- Kris Lotlikar
U.S Senators Dick Durbin and Carol Moseley-Braun are calling for the General Accounting Office to broaden its investigation of drug search procedures at the nation's busiest airport. The two Senators released figures stating that of the 104 strip searches conducted in 1997 at O'Hare international airport, 77 of those involved female suspects. "Our country should be conducting a war on drugs, not a war on women," Senator Moseley-Braun told Reuters. Senator Durbin also commented, "These searches are far more successful at stripping women of their dignity than stripping our nation of its drug supply." The Treasury Department, which has oversight authority over the Customs Service, is conducting its own internal investigation and stated that they would also support the GAO investigation.

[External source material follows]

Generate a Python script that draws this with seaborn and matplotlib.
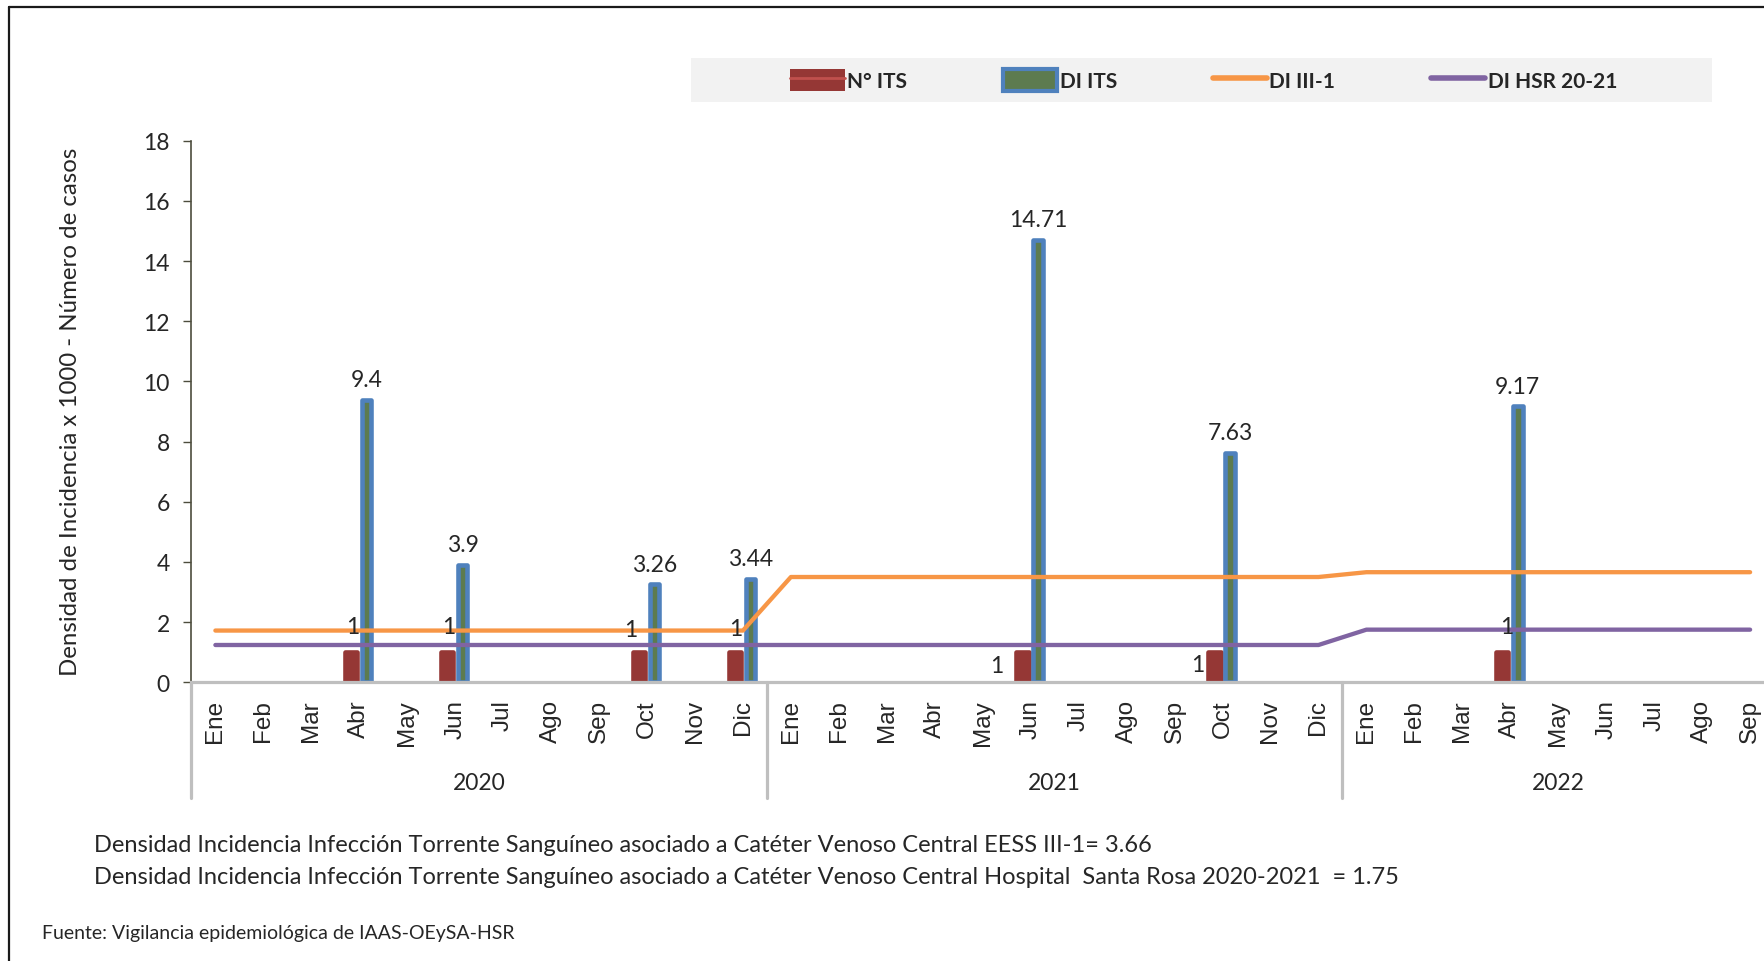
import matplotlib
matplotlib.use("Agg")
import matplotlib.pyplot as plt
import seaborn as sns
import pandas as pd
import numpy as np
from matplotlib.patches import Patch, Rectangle
from matplotlib.lines import Line2D

# ---- datos ----
meses = ["Ene", "Feb", "Mar", "Abr", "May", "Jun", "Jul", "Ago", "Sep", "Oct", "Nov", "Dic"]
anios = ["2020", "2021", "2022"]
meses_por_anio = [12, 12, 9]

claves = [f"{a}-{m}" for a, n in zip(anios, meses_por_anio) for m in meses[:n]]
etiquetas = [m for n in meses_por_anio for m in meses[:n]]

casos_mes = ["2020-Abr", "2020-Jun", "2020-Oct", "2020-Dic", "2021-Jun", "2021-Oct", "2022-Abr"]
n_its = [1, 1, 1, 1, 1, 1, 1]
di_its = [9.4, 3.9, 3.26, 3.44, 14.71, 7.63, 9.17]

di_iii1 = [1.72, 1.72, 1.72, 1.72, 1.72, 1.72, 1.72, 1.72, 1.72, 1.72, 1.72, 1.72,
           3.5, 3.5, 3.5, 3.5, 3.5, 3.5, 3.5, 3.5, 3.5, 3.5, 3.5, 3.5,
           3.66, 3.66, 3.66, 3.66, 3.66, 3.66, 3.66, 3.66, 3.66]
di_hsr = [1.24, 1.24, 1.24, 1.24, 1.24, 1.24, 1.24, 1.24, 1.24, 1.24, 1.24, 1.24,
          1.24, 1.24, 1.24, 1.24, 1.24, 1.24, 1.24, 1.24, 1.24, 1.24, 1.24, 1.24,
          1.75, 1.75, 1.75, 1.75, 1.75, 1.75, 1.75, 1.75, 1.75]

series = ["N° ITS", "DI ITS", "DI III-1", "DI HSR 20-21"]

# colores estilo excel
rojo = "#953735"
rojo_claro = "#c0504d"
azul = "#4f81bd"
verde = "#5d7b4f"
naranja = "#f79646"
morado = "#8064a2"
gris = "#bfbfbf"

sns.set_theme(style="white")
plt.rcParams['font.family'] = ['Lato', 'DejaVu Sans']

W, H = 1765, 962
fig = plt.figure(figsize=(W / 100, H / 100), dpi=100)
ax = fig.add_axes([191.4 / W, 1 - 683.3 / H, 33 * 47.96 / W, 541.5 / H])

df = pd.DataFrame({
    "mes": casos_mes * 2,
    "valor": n_its + di_its,
    "serie": [series[0]] * len(casos_mes) + [series[1]] * len(casos_mes),
})
sns.barplot(data=df, x="mes", y="valor", hue="serie", order=claves,
            hue_order=series[:2], palette=[rojo, azul], width=0.64,
            saturation=1, legend=False, ax=ax)

# barras DI ITS: relleno verde con borde azul
for p in ax.containers[1]:
    cx = p.get_x() + p.get_width() / 2
    p.set_width(0.2)
    p.set_x(cx - 0.1 - 0.005)
    p.set_facecolor(verde)
    p.set_edgecolor(azul)
    p.set_linewidth(3.3)
    p.set_joinstyle("round")
# barras N° ITS: esquinas redondeadas
for p in ax.containers[0]:
    cx = p.get_x() + p.get_width() / 2
    p.set_width(0.26)
    p.set_x(cx - 0.13 - 0.01)
    p.set_edgecolor(rojo)
    p.set_linewidth(3.3)
    p.set_joinstyle("round")

pos = np.arange(len(claves))
sns.lineplot(x=pos, y=di_iii1, color=naranja, linewidth=3.1, ax=ax,
             solid_capstyle="round", zorder=4)
sns.lineplot(x=pos, y=di_hsr, color=morado, linewidth=3.1, ax=ax,
             solid_capstyle="round", zorder=4)

# etiquetas de datos
ax.bar_label(ax.containers[1], fmt="{:g}", padding=7, fontsize=16.5, zorder=6)
pos_uno = [(-0.1, 1.87), (-0.1, 1.87), (-0.3, 1.74), (-0.12, 1.8),
           (-0.67, 0.56), (-0.49, 0.6), (-0.05, 1.87)]
for p, (dx, y) in zip(ax.containers[0], pos_uno):
    ax.text(p.get_x() + p.get_width() + 0.01 + dx, y, f"{n_its[0]:g}",
            ha="center", va="center", fontsize=16.5, zorder=6)

ax.set_xlim(-0.5, len(claves) - 0.5)
ax.set_ylim(0, 18)
ax.set_yticks(range(0, 19, 2))
ax.set_xticks(pos)
ax.set_xticklabels(etiquetas, rotation=90, fontsize=17.5, family="Liberation Sans")
ax.set_xlabel("")
ax.set_ylabel("")
ax.tick_params(axis="x", length=0, pad=12)
ax.tick_params(axis="y", length=5.5, width=1, color="#4d4d3d", pad=10,
               labelsize=16.5, left=True)
for s in ["top", "right"]:
    ax.spines[s].set_visible(False)
ax.spines["left"].set_color("#4d4d3d")
ax.spines["left"].set_linewidth(1.2)
ax.spines["bottom"].set_color(gris)
ax.spines["bottom"].set_linewidth(2.3)
ax.spines["bottom"].set_zorder(5)

# eje de categorias de dos niveles
inicio = 0
for anio, n in zip(anios, meses_por_anio):
    ax.add_line(Line2D([inicio - 0.5, inicio - 0.5], [0, -0.214], color=gris, lw=2.3,
                       transform=ax.get_xaxis_transform(), clip_on=False))
    ax.text(inicio + (n - 1) / 2, -0.185, anio, ha="center", va="center",
            fontsize=16.5, transform=ax.get_xaxis_transform())
    inicio += n

fig.text(71 / W, 1 - 412 / H, "Densidad de Incidencia x 1000 - Número de casos",
         rotation=90, ha="center", va="center", fontsize=17.3)

# leyenda
fig.add_artist(Rectangle((691 / W, 1 - 103 / H), (1712 - 691) / W, 44.5 / H,
                         transform=fig.transFigure, facecolor="#f2f2f2",
                         edgecolor="none", zorder=0))
handles = [
    (Patch(facecolor=rojo, edgecolor="none"), Line2D([], [], color=rojo_claro, lw=2)),
    Patch(facecolor=verde, edgecolor=azul, linewidth=3),
    Line2D([], [], color=naranja, lw=4, solid_capstyle="round"),
    Line2D([], [], color=morado, lw=4, solid_capstyle="round"),
]
fig.legend(handles, series, loc="center left", bbox_to_anchor=(780 / W, 1 - 80.7 / H),
           ncol=4, frameon=False, borderpad=0, handlelength=2.6, handleheight=1.25,
           handletextpad=0.12, columnspacing=4.6,
           prop=dict(family="Lato", weight="bold", size=15))

# notas al pie
fig.text(94.5 / W, 1 - 845.5 / H,
         "Densidad Incidencia Infección Torrente Sanguíneo asociado a Catéter Venoso Central EESS III-1= 3.66",
         ha="left", va="center", fontsize=17)
fig.text(94.5 / W, 1 - 878 / H,
         "Densidad Incidencia Infección Torrente Sanguíneo asociado a Catéter Venoso Central Hospital  Santa Rosa 2020-2021  = 1.75",
         ha="left", va="center", fontsize=17)
fig.text(41.6 / W, 1 - 934 / H, "Fuente: Vigilancia epidemiológica de IAAS-OEySA-HSR",
         ha="left", va="center", fontsize=14)

# marco
fig.add_artist(Line2D([9 / W, 9 / W], [0, 1 - 8 / H], color="#1a1a1a", lw=1.6,
                      transform=fig.transFigure))
fig.add_artist(Line2D([9 / W, 1], [1 - 8 / H, 1 - 8 / H], color="#1a1a1a", lw=1.6,
                      transform=fig.transFigure))

fig.savefig("out.png", dpi=100)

The figures released also suggested a trend of racial discrimination in the strip searches. The data shows that almost twice as many black women were searched as white women. O'Hare airport officials deny the claims, stating they do not "target" a certain group of people. "It's never based solely on race, ethnic origin or gender," stated Cherise Miles, spokeswoman for Customs in Chicago to the Illinois Daily Herald. "It could be nervous behavior, it could be the way a person is dressed. It could be where they're coming from." Ed Fox, a Chicago attorney, has filed a lawsuit representing 18 black women subjected to searches in which illegal substances were not found. "I'm pretty confident many more black women were strip searched than what they're admitting to," he stated to the Herald. "They are clearly targeting black women for strip searches without reasonable suspicion. It's purely for harassment."

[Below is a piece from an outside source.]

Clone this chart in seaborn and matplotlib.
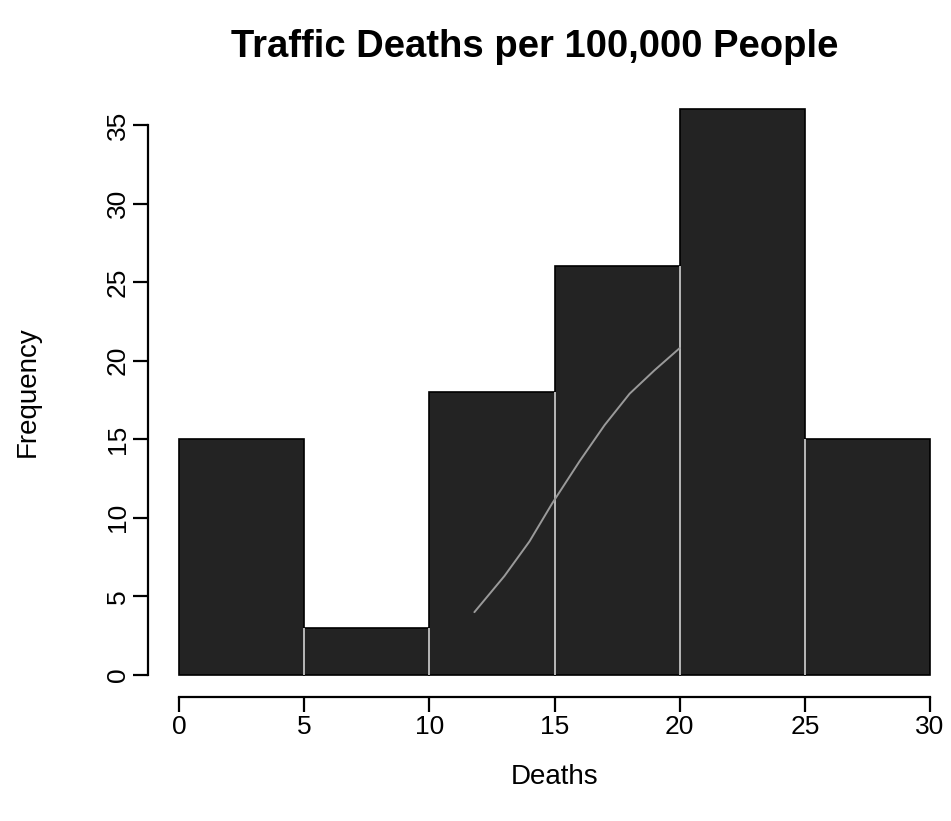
import numpy as np
import pandas as pd
import matplotlib
matplotlib.use("Agg")
import matplotlib.pyplot as plt
import seaborn as sns

# Histogram data
bin_edges = [0, 5, 10, 15, 20, 25, 30]
counts = [15, 3, 18, 26, 36, 15]
bin_mids = [2.5, 7.5, 12.5, 17.5, 22.5, 27.5]

# faint grey curve visible across the bars
curve_x = [11.8, 13.0, 14.0, 14.9, 16.0, 17.0, 18.0, 19.0, 20.0]
curve_y = [4.0, 6.3, 8.5, 10.9, 13.6, 15.9, 17.9, 19.4, 20.8]

x_ticks = [0, 5, 10, 15, 20, 25, 30]
y_ticks = [0, 5, 10, 15, 20, 25, 30, 35]

sns.set_style("ticks")
plt.rcParams['font.family'] = ['Liberation Sans', 'DejaVu Sans']
plt.rcParams['text.color'] = 'black'
plt.rcParams['axes.labelcolor'] = 'black'

fig = plt.figure(figsize=(9.51, 8.21), dpi=100)
W, H = 951, 821
# axes placed so that x=0 -> px 179, x=30 -> px 930, y=0 -> px 675, y=35 -> px 125
left_px, right_px, bottom_px, top_px = 148, 951, 697, 95
ax = fig.add_axes([left_px / W, 1 - bottom_px / H,
                   (right_px - left_px) / W, (bottom_px - top_px) / H])

xs = (930 - 179) / 30.0
ys = (675 - 125) / 35.0
ax.set_xlim((left_px - 179) / xs, (right_px - 179) / xs)
ax.set_ylim(-(bottom_px - 675) / ys, (675 - top_px) / ys)

df = pd.DataFrame({'Deaths': bin_mids, 'count': counts})
sns.histplot(data=df, x='Deaths', weights='count', bins=bin_edges, ax=ax,
             color='#232323', alpha=1.0, edgecolor='black', linewidth=1.2)

# light seams between neighbouring bars, as in the scan
inner = bin_edges[1:-1]
seam_top = [min(a, b) for a, b in zip(counts[:-1], counts[1:])]
ax.vlines(inner, 0, seam_top, colors='#b8b8b8', linewidth=1.4, zorder=3)

ax.plot(curve_x, curve_y, color='#9a9a9a', linewidth=1.4, zorder=4)

for side in ['top', 'right']:
    ax.spines[side].set_visible(False)
ax.spines['left'].set_bounds(0, 35)
ax.spines['bottom'].set_bounds(0, 30)
ax.spines['left'].set_linewidth(1.6)
ax.spines['bottom'].set_linewidth(1.6)
ax.spines['left'].set_color('black')
ax.spines['bottom'].set_color('black')

ax.set_xticks(x_ticks)
ax.set_yticks(y_ticks)
ax.tick_params(axis='both', direction='out', length=11, width=1.6,
               labelsize=19, pad=2, colors='black')
plt.setp(ax.get_yticklabels(), rotation=90, va='center')

ax.set_xlabel('Deaths', fontsize=20, color='black')
ax.set_ylabel('Frequency', fontsize=20, color='black')
ax.xaxis.label.set_verticalalignment('center')
ax.yaxis.label.set_verticalalignment('center')
ax.xaxis.set_label_coords(555 / W, 1 - 777 / H, transform=fig.transFigure)
ax.yaxis.set_label_coords(28 / W, 1 - 392 / H, transform=fig.transFigure)

fig.text(535 / W, 1 - 47 / H, 'Traffic Deaths per 100,000 People',
         ha='center', va='center', fontsize=27.5, fontweight='bold')

plt.savefig('out.png', dpi=100)
plt.close()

Effectiveness of the searches is also being questioned. Only 27 of the 104 strip searches turned up drugs. Drugs were found on 25% of the white women searched and only on 17% of the black women. Senator Dick Durbin commented, "It's very difficult to justify what they are doing based on their results." William Spain, spokesperson for the ACLU of Illinois, sees hope in the Senators' concern. He told The Week Online, "For far to long most of our lawmakers have only aided and abetted the worst excesses of America's unwinnable War on Drugs. It is encouraging that a few of them of finally waking up to the fact that so many innocent citizens are routinely stripped of their liberty and dignity as a result of destructive drug policies."